Forget everything you know about Oakland. Forget the Raiders. Forget the overblown violence, forget…well that’s probably about as much as you can think of when it comes to the ugly sibling of San Francisco.
Across the bay, draped in history, mystique, and elegance San Francisco is praised by all. Like the prettiest girl in high school – 4.0 G.P.A, head cheerleader, homecoming queen – she can do no wrong. Oakland on the other hand is the disappointment, the dropout, unplanned pregnancy, a real thumb in the eye – that is if you listen to those who haven’t visited lately.
Actually Oakland has changed quite a bit and the city has taken on a whole new feel. Major corporations have settled in, drawn by the low prices and proximity to San Francisco (think Pandora) and in turn begun pulling in young, savvy twenty-somethings. Restaurants that you would expect to find in upscale parts of San Francisco are now popping up around Oakland. If simply visiting, the area definitely warrants a day trip but the area can be so much more.
After a 20 minute subway ride, you’re dropped in the middle of downtown Oakland with options in front of you. If a coffee and some conversation are in order head to Café Madrid on 20th street and Broadway. For some more action stroll towards Lake Merritt. This entire area is a nice surprise and there is plenty to do. The path winds around the lake and can be a great detour. You’ll see small sailboats struggling to stay upright and even a few people rowing their rotator cuffs into submission. For boat rentals contact the Lake Merritt Boating Center. http://www.oaklandnet.com/parks/facilities/lmbc.asp
The Oakland museum is worth a stop if you want to ogle exhibits. They just wrapped up a celebration of Pixar and 25 years of animation greatness and are set to unveil a exhibit entitled SPLENDORS OF FAITH/SCARS OF CONQUEST: Arts of the Missions of Northern New Spain, 1600-1821, which will run FEB 26 – MAY 29, 2011 (http://museumca.org/exhibitions/upcoming)

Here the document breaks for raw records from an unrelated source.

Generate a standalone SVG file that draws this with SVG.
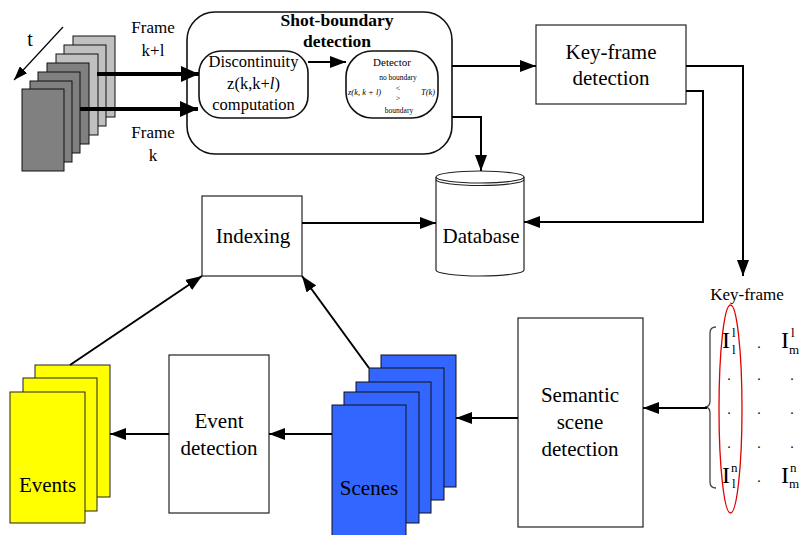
<svg xmlns="http://www.w3.org/2000/svg" width="804" height="535" viewBox="0 0 804 535" font-family="Liberation Serif, DejaVu Serif, serif">
<defs>
<style>
text{font-family:'Liberation Serif','DejaVu Serif',serif;fill:#000}
.lbl{font-size:21px;text-anchor:middle}
.box{fill:#fff;stroke:#222;stroke-width:1.2}
.rnd{fill:#fff;stroke:#111;stroke-width:1.6}
.fr{stroke:#111;stroke-width:1}
.con{fill:none;stroke:#000;stroke-width:2}
.thk{fill:none;stroke:#000;stroke-width:4}
.ev{fill:#ffff00;stroke:#222;stroke-width:1}
.sc{fill:#3366ff;stroke:#111;stroke-width:1}
.mx{font-size:24px}
.sm{font-size:13px}
</style>
<marker id="ah" markerUnits="userSpaceOnUse" markerWidth="16" markerHeight="12" refX="16" refY="6" orient="auto"><path d="M0,0 L16,6 L0,12 z" fill="#000"/></marker>
<marker id="ahb" markerUnits="userSpaceOnUse" markerWidth="18" markerHeight="16" refX="18" refY="8" orient="auto"><path d="M0,0 L18,8 L0,16 z" fill="#000"/></marker>
<marker id="aht" markerUnits="userSpaceOnUse" markerWidth="14" markerHeight="10" refX="14" refY="5" orient="auto"><path d="M0,0 L14,5 L0,10 z" fill="#000"/></marker>
</defs>
<rect width="804" height="535" fill="#fff"/>

<g id="frames">
<rect class="fr" x="73" y="36" width="42" height="81" fill="#c0c0c0"/>
<rect class="fr" x="64" y="45" width="42" height="81" fill="#c0c0c0"/>
<rect class="fr" x="56" y="54" width="42" height="81" fill="#c0c0c0"/>
<rect class="fr" x="47" y="63" width="42" height="81" fill="#808080"/>
<rect class="fr" x="38" y="72" width="42" height="81" fill="#808080"/>
<rect class="fr" x="30" y="81" width="42" height="81" fill="#808080"/>
<rect class="fr" x="22" y="89" width="42" height="82" fill="#808080"/>
<text x="30" y="46" font-size="20" text-anchor="middle">t</text>
<text x="153" y="33" font-size="17" text-anchor="middle">Frame</text>
<text x="153" y="56" font-size="17" text-anchor="middle">k+l</text>
<text x="153" y="138" font-size="17" text-anchor="middle">Frame</text>
<text x="153" y="161" font-size="17" text-anchor="middle">k</text>
</g>

<g id="shot-boundary">
<rect x="187" y="12" width="265" height="142" rx="28" ry="28" class="rnd"/>
<text x="337" y="26" font-size="17.5" font-weight="bold" text-anchor="middle">Shot-boundary</text>
<text x="337" y="47" font-size="17.5" font-weight="bold" text-anchor="middle">detection</text>
</g>

<g id="discontinuity">
<rect x="199" y="51" width="109" height="67" rx="22" ry="22" class="rnd"/>
<text x="253.5" y="67" font-size="16.5" text-anchor="middle">Discontinuity</text>
<text x="253.5" y="89" font-size="16.5" text-anchor="middle">z(k,k+<tspan font-style="italic">l</tspan>)</text>
<text x="253.5" y="110" font-size="16.5" text-anchor="middle">computation</text>
</g>

<g id="detector">
<rect x="346" y="51" width="92" height="67" rx="26" ry="26" class="rnd"/>
<text x="392" y="66" font-size="11" text-anchor="middle">Detector</text>
<text x="398" y="80" font-size="7.5" text-anchor="middle">no boundary</text>
<text x="348" y="95" font-size="8.5" font-style="italic">z(k, k + l)</text>
<text x="398" y="91" font-size="8" text-anchor="middle">&lt;</text>
<text x="398" y="101" font-size="8" text-anchor="middle">&gt;</text>
<text x="421" y="95" font-size="8.5" font-style="italic">T(k)</text>
<text x="399" y="113" font-size="7.5" text-anchor="middle">boundary</text>
</g>

<g id="keyframe-detection">
<rect x="536" y="25" width="150" height="79" class="box"/>
<text class="lbl" x="611" y="59">Key-frame</text>
<text class="lbl" x="611" y="85">detection</text>
</g>

<g id="database">
<path d="M436,177 L436,270 A44,6 0 0 0 524,270 L524,177" fill="#fff" stroke="#222" stroke-width="1.2"/>
<ellipse cx="480" cy="177" rx="44" ry="6" fill="#fff" stroke="#222" stroke-width="1.2"/>
<path d="M436,179.5 A44,6 0 0 0 524,179.5" fill="none" stroke="#222" stroke-width="1.2"/>
<text class="lbl" x="481" y="243">Database</text>
</g>

<g id="indexing">
<rect x="202" y="196" width="100" height="80" class="box"/>
<text class="lbl" x="253" y="243">Indexing</text>
</g>

<g id="semantic-scene-detection">
<rect x="518" y="318" width="125" height="209" class="box"/>
<text class="lbl" x="580" y="402">Semantic</text>
<text class="lbl" x="580" y="429">scene</text>
<text class="lbl" x="580" y="456">detection</text>
</g>

<g id="event-detection">
<rect x="169" y="355" width="100" height="158" class="box"/>
<text class="lbl" x="219" y="428">Event</text>
<text class="lbl" x="219" y="455">detection</text>
</g>

<g id="scenes">
<rect class="sc" x="381" y="355" width="75" height="132"/>
<rect class="sc" x="369" y="368" width="75" height="132"/>
<rect class="sc" x="356" y="382" width="75" height="131"/>
<rect class="sc" x="344" y="392" width="75" height="131"/>
<rect class="sc" x="332" y="405" width="74" height="135"/>
<text class="lbl" x="369" y="495">Scenes</text>
</g>

<g id="events">
<rect class="ev" x="35" y="365" width="75" height="132"/>
<rect class="ev" x="23" y="378" width="74" height="133"/>
<rect class="ev" x="10" y="392" width="75" height="131"/>
<text class="lbl" x="47.5" y="492">Events</text>
</g>

<g id="keyframe-matrix">
<text x="747" y="300" font-size="17" text-anchor="middle">Key-frame</text>
<ellipse cx="730.5" cy="409" rx="11.5" ry="104" fill="none" stroke="#e00000" stroke-width="1.3"/>
<path d="M716,327 Q710,327 710,333 L710,401 Q710,407 705,407 Q710,407 710,413 L710,482 Q710,488 716,488" fill="none" stroke="#444" stroke-width="1.3"/>
<text class="mx" x="722" y="348">I</text>
<text class="sm" x="732" y="337">l</text>
<text class="sm" x="732" y="354">l</text>
<text x="759" y="348" font-size="14" text-anchor="middle">.</text>
<text class="mx" x="781" y="348">I</text>
<text class="sm" x="791" y="337">l</text>
<text class="sm" x="789" y="354">m</text>
<text x="729" y="380" font-size="14" text-anchor="middle">.</text>
<text x="759" y="380" font-size="14" text-anchor="middle">.</text>
<text x="792" y="380" font-size="14" text-anchor="middle">.</text>
<text x="729" y="414" font-size="14" text-anchor="middle">.</text>
<text x="759" y="414" font-size="14" text-anchor="middle">.</text>
<text x="792" y="414" font-size="14" text-anchor="middle">.</text>
<text x="729" y="448" font-size="14" text-anchor="middle">.</text>
<text x="759" y="448" font-size="14" text-anchor="middle">.</text>
<text x="792" y="448" font-size="14" text-anchor="middle">.</text>
<text class="mx" x="722" y="483">I</text>
<text class="sm" x="731" y="472">n</text>
<text class="sm" x="732" y="488">l</text>
<text x="759" y="482" font-size="14" text-anchor="middle">.</text>
<text class="mx" x="781" y="483">I</text>
<text class="sm" x="790" y="472">n</text>
<text class="sm" x="789" y="488">m</text>
</g>

<g id="connectors">
<path d="M63,27 L14,80" fill="none" stroke="#000" stroke-width="1.2" marker-end="url(#aht)"/>
<path class="thk" d="M97,74 H199" marker-end="url(#ahb)"/>
<path class="thk" d="M80,109 H198" marker-end="url(#ahb)"/>
<path class="con" d="M308,62 H346" marker-end="url(#ah)"/>
<path class="con" d="M452,66 H536" marker-end="url(#ah)"/>
<path class="con" d="M452,117 H481 V171" marker-end="url(#ah)"/>
<path class="con" d="M686,91 H703 V222 H524" marker-end="url(#ah)"/>
<path class="con" d="M686,66 H743 V276" marker-end="url(#ah)"/>
<path class="con" d="M302,223 H436" marker-end="url(#ah)"/>
<path class="con" d="M707,408 H643" marker-end="url(#ah)"/>
<path class="con" d="M518,418 H456" marker-end="url(#ah)"/>
<path class="con" d="M332,434 H269" marker-end="url(#ah)"/>
<path class="con" d="M169,434 H110" marker-end="url(#ah)"/>
<path class="con" d="M70,365 L202,276" marker-end="url(#ah)"/>
<path class="con" d="M369,368 L302,276" marker-end="url(#ah)"/>
</g>
</svg>
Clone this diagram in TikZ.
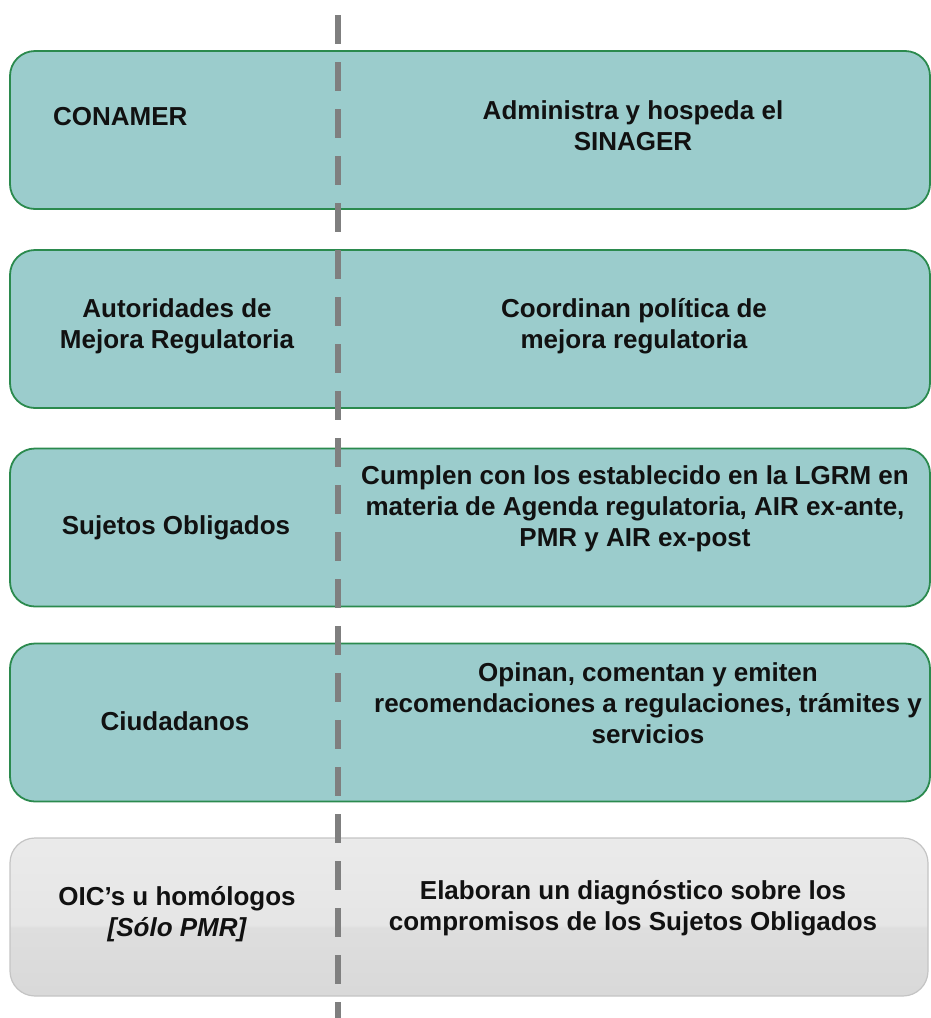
\documentclass[tikz,border=0pt]{standalone}
\usepackage{fontspec}
\setmainfont{Liberation Sans}
\definecolor{teal1}{HTML}{9BCCCC}
\definecolor{boxline}{HTML}{2B8A4E}
\definecolor{grayline}{HTML}{C4C4C4}
\definecolor{dashcol}{HTML}{7F7F7F}
\definecolor{textcol}{HTML}{111111}
\pgfdeclareverticalshading{glossgray}{100bp}{%
  color(0bp)=(black!15); color(25bp)=(black!15); color(46.5bp)=(black!13);
  color(47.5bp)=(black!10); color(75bp)=(black!8); color(100bp)=(black!8)}
\begin{document}
\begin{tikzpicture}[x=1pt,y=-1pt,
  tealbox/.style={draw=boxline, line width=1.8pt, fill=teal1, rounded corners=25pt,
    minimum width=920pt, minimum height=158pt, inner sep=0pt},
  greybox/.style={draw=grayline, line width=1.2pt, shading=glossgray,
    rounded corners=25pt, minimum width=918pt, minimum height=158pt, inner sep=0pt},
  txt/.style={font=\fontsize{26}{31}\selectfont\bfseries, align=center, text=textcol, inner sep=0pt},
  divider/.style={draw=dashcol, line width=6pt, dash pattern=on 29pt off 18pt}
]
\useasboundingbox (0,0) rectangle (931,1018);
% boxes
\node[tealbox] (b1) at (470,130) {};
\node[tealbox] (b2) at (470,329) {};
\node[tealbox] (b3) at (470,527.5) {};
\node[tealbox] (b4) at (470,722.5) {};
\node[greybox] (b5) at (469,917) {};
% divider
\coordinate (dtop) at (338,15);
\coordinate (dbot) at (338,1018);
\draw[divider] (dtop) -- (dbot);
% texts
\node[txt, anchor=west] (l1) at (53,117) {CONAMER};
\node[txt] (r1) at (633,126) {Administra y hospeda el\\SINAGER};
\node[txt] (l2) at (177,326) {Autoridades de\\Mejora Regulatoria};
\node[txt] (r2) at (634,326) {Coordinan pol\'{\i}tica de\\mejora regulatoria};
\node[txt] (l3) at (176,528) {Sujetos Obligados};
\node[txt] (r3) at (635,509) {Cumplen con los establecido en la LGRM en\\materia de Agenda regulatoria, AIR ex-ante,\\PMR y AIR ex-post};
\node[txt] (l4) at (175,721) {Ciudadanos};
\node[txt] (r4) at (648,703) {Opinan, comentan y emiten\\recomendaciones a regulaciones, tr\'amites y\\servicios};
\node[txt] (l5) at (177,914) {OIC’s u hom\'ologos\\{\itshape [S\'olo PMR]}};
\node[txt] (r5) at (633,908) {Elaboran un diagn\'ostico sobre los\\compromisos de los Sujetos Obligados};
\end{tikzpicture}
\end{document}
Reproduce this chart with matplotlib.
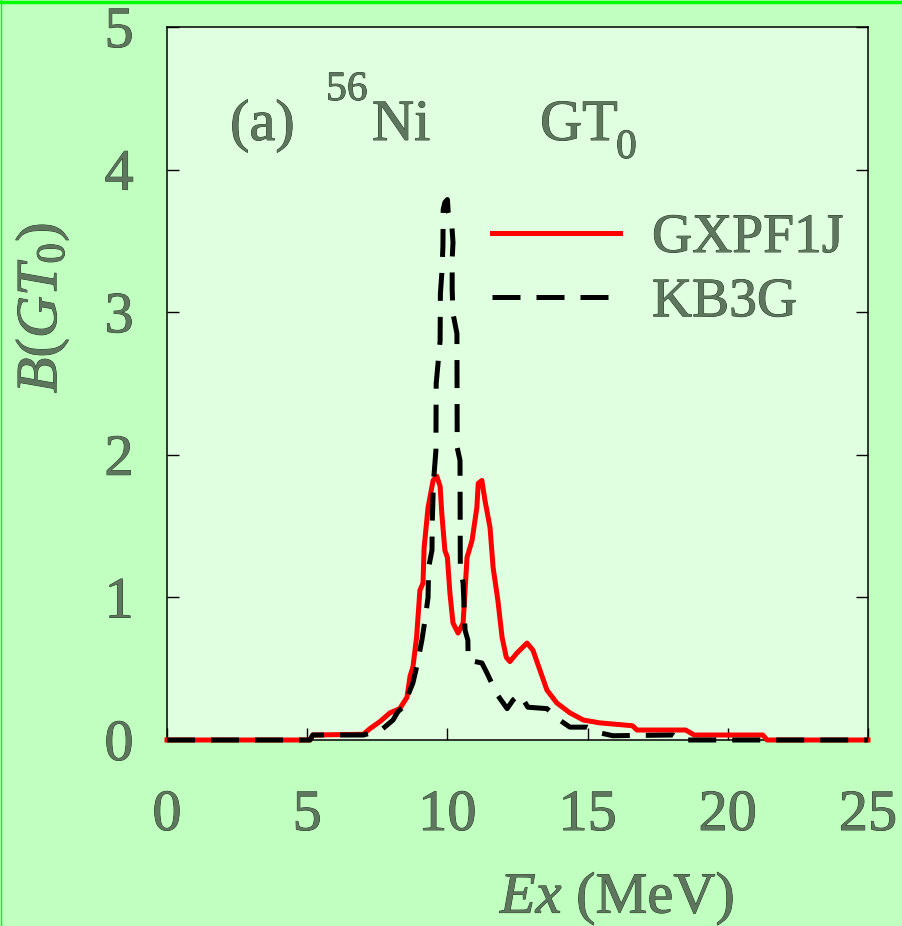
import matplotlib
matplotlib.use('Agg')
from matplotlib import pyplot as plt
import matplotlib.patheffects as pe
from matplotlib.lines import Line2D

# GXPF1J strength (MeV, B(GT0))
ex_gx = [0, 5.1, 5.2, 7.0, 7.24, 7.6, 7.95, 8.3, 8.56, 8.67, 8.77, 8.9, 9.02, 9.13, 9.17, 9.31,
         9.49, 9.62, 9.74, 9.8, 9.91, 10.0, 10.09, 10.2, 10.38, 10.56, 10.7, 10.88, 11.05, 11.1,
         11.23, 11.34, 11.52, 11.63, 11.8, 11.95, 12.1, 12.23, 12.48, 12.84, 13.05, 13.3, 13.55,
         13.9, 14.37, 14.85, 15.44, 16.6, 16.76, 18.5, 18.8, 21.25, 21.4, 25]
b_gx = [0, 0, 0.035, 0.04, 0.08, 0.13, 0.19, 0.22, 0.3, 0.45, 0.51, 0.72, 1.05, 1.10, 1.35, 1.63,
        1.82, 1.85, 1.78, 1.59, 1.33, 1.28, 1.03, 0.82, 0.75, 0.82, 1.28, 1.40, 1.63, 1.80,
        1.82, 1.68, 1.49, 1.21, 0.98, 0.72, 0.58, 0.55, 0.61, 0.68, 0.63, 0.49, 0.35,
        0.26, 0.19, 0.14, 0.12, 0.10, 0.07, 0.07, 0.035, 0.035, 0, 0]

# KB3G strength
ex_kb = [0, 5.1, 5.2, 7.0, 7.5, 7.7, 8.06, 8.24, 8.42, 8.77, 8.9, 9.09, 9.2, 9.31, 9.33, 9.45,
         9.46, 9.5, 9.59, 9.6, 9.74, 9.75, 9.8, 9.84, 9.85, 9.91, 10.0, 10.03, 10.16, 10.2, 10.17,
         10.17, 10.2, 10.34, 10.35, 10.45, 10.46, 10.56, 10.63, 10.73, 10.74, 11.23, 11.41, 11.77,
         12.13, 12.34, 12.59, 12.87, 13.55, 14.0, 14.37, 14.98, 15.44, 15.9, 18.05, 18.3, 25]
b_kb = [0, 0, 0.035, 0.035, 0.06, 0.08, 0.14, 0.2, 0.23, 0.4, 0.51, 0.70, 0.84, 1.0, 1.21, 1.33,
        1.52, 1.8, 2.03, 2.5, 2.8, 3.13, 3.27, 3.46, 3.72, 3.77, 3.79, 3.70, 3.60, 3.49, 3.37,
        3.16, 2.99, 2.85, 2.05, 1.96, 1.21, 1.1, 0.77, 0.70, 0.56, 0.54, 0.47, 0.32,
        0.22, 0.28, 0.32, 0.23, 0.22, 0.14, 0.09, 0.09, 0.05, 0.03, 0.035, 0, 0]

xticks = [0, 5, 10, 15, 20, 25]
yticks = [0, 1, 2, 3, 4, 5]

W, H = 902, 926
txt_col = '#5e765e'
fx = [pe.withStroke(linewidth=0.6, foreground='#1a2a1a')]

plt.rcParams['font.family'] = ['Liberation Serif', 'DejaVu Serif']
plt.rcParams['mathtext.fontset'] = 'custom'
plt.rcParams['mathtext.rm'] = 'Liberation Serif'
plt.rcParams['mathtext.it'] = 'Liberation Serif:italic'

fig = plt.figure(figsize=(W / 100, H / 100), dpi=100)
fig.patch.set_facecolor('#c0ffc0')
ax = fig.add_axes([167 / W, 1 - 740 / H, (868 - 167) / W, (740 - 27) / H])
ax.set_facecolor('#e0ffe0')

ax.plot(ex_gx, b_gx, color='#ff0000', lw=3.6, clip_on=False, label='GXPF1J', zorder=3)
ax.plot(ex_kb, b_kb, color='black', lw=3.6, dashes=(5.6, 3.2), clip_on=False, label='KB3G', zorder=4)

ax.set_xlim(0, 25)
ax.set_ylim(0, 5)
ax.set_xticks(xticks)
ax.set_yticks(yticks)
for s in ax.spines.values():
    s.set_linewidth(1.1)
ax.tick_params(axis='x', direction='in', length=8.6, width=1, top=False, pad=36, labelsize=42,
               labelcolor=txt_col)
ax.tick_params(axis='y', direction='in', length=8.6, width=1, right=True, pad=24, labelsize=42,
               labelcolor=txt_col)
for lab in ax.get_xticklabels() + ax.get_yticklabels():
    lab.set_path_effects(fx)

leg = ax.legend(loc='upper left', bbox_to_anchor=(492 / W, 1 - 212 / H), bbox_transform=fig.transFigure,
                frameon=False, fontsize=40, handlelength=2.3, handletextpad=0.58, labelspacing=0.22,
                borderpad=0, borderaxespad=0)
for t in leg.get_texts():
    t.set_color(txt_col)
    t.set_path_effects(fx)


def ftext(x, y, s, size=42, **kw):
    t = fig.text(x / W, 1 - y / H, s, fontsize=size, color=txt_col, va='baseline', ha='left', **kw)
    t.set_path_effects(fx)
    return t


ftext(230, 140, '(a)')
ftext(326, 100, '56', size=30)
ftext(372, 140, 'Ni')
ftext(540, 140, 'GT')
ftext(616, 158, '0', size=30)

ftext(500, 913, r'$Ex$ (MeV)', size=42)
t = fig.text(43 / W, 1 - 308 / H, r'$B(GT_{\mathit{0}})$', fontsize=42, color=txt_col, rotation=90,
             ha='center', va='center')
t.set_path_effects(fx)

# outer border
fig.add_artist(Line2D([0, 1], [1 - 1.5 / H, 1 - 1.5 / H], transform=fig.transFigure, color='#00ff00', lw=2.5))
fig.add_artist(Line2D([0.5 / W, 0.5 / W], [0, 1], transform=fig.transFigure, color='#00ff00', lw=1))

fig.savefig('out.png', dpi=100, facecolor=fig.get_facecolor())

Grand Ave is the main street running along the lake and it tries its best to offer whatever cuisine your heart desires. Gyros, Turkish coffee, and comforting hookah sit next to Japanese sashimi and fresh sushi rolls aided by unlimited Saki. One of the biggest standouts, Los Cantaros Restaurant and Taqueria offers up outrageously cheap shredded pork tacos, chips with fresh guacamole, while pouring cold pints to the rapid delight of all.
One of the things people are surprised by, even shocked is that this area is stocked with upscale, fancy restaurants, wine bars, and all sorts of softly lit places given obscure names Zza, 389, Milano…you get the idea.
When you think about it, it should not be an overwhelming surprise. The area boasts great wines, fresh produce and ingredients, and some of the freshest seafood you can find. It’s next to the ocean duh.
Of them all, the place that stands out is Mezze. http://www.mezze.com/Mezze/Home.html
The restaurant serves up well made, well presented Mediterranean food but it stays safely on the side of food meant to eat not something that looks like an Origami creation. Order a glass of red wine and anything off the entrée menu. The gourmet burger is can’t miss, damn good – a fresh, house-ground Kobe style burger adorned with provolone, housemade pickled vegetables, harissa aioli & served with pommes frites for good measure.
In the Lake Merrit area Grand Avenue and Lakeshore are the two streets that overflow with tasty food from all around the world – at prices you won’t believe. The entire area is an unexpected pleasure, a budge find, and a place that has been long left to rot in the sun. The point is stigmas and old notions of what this city was are things of the past. Like yesterday they are simply gone. If you are planning a trip to anywhere in the Bay area then pay a visit to the ugly sibling of San Fran because these days she is looking awfully good.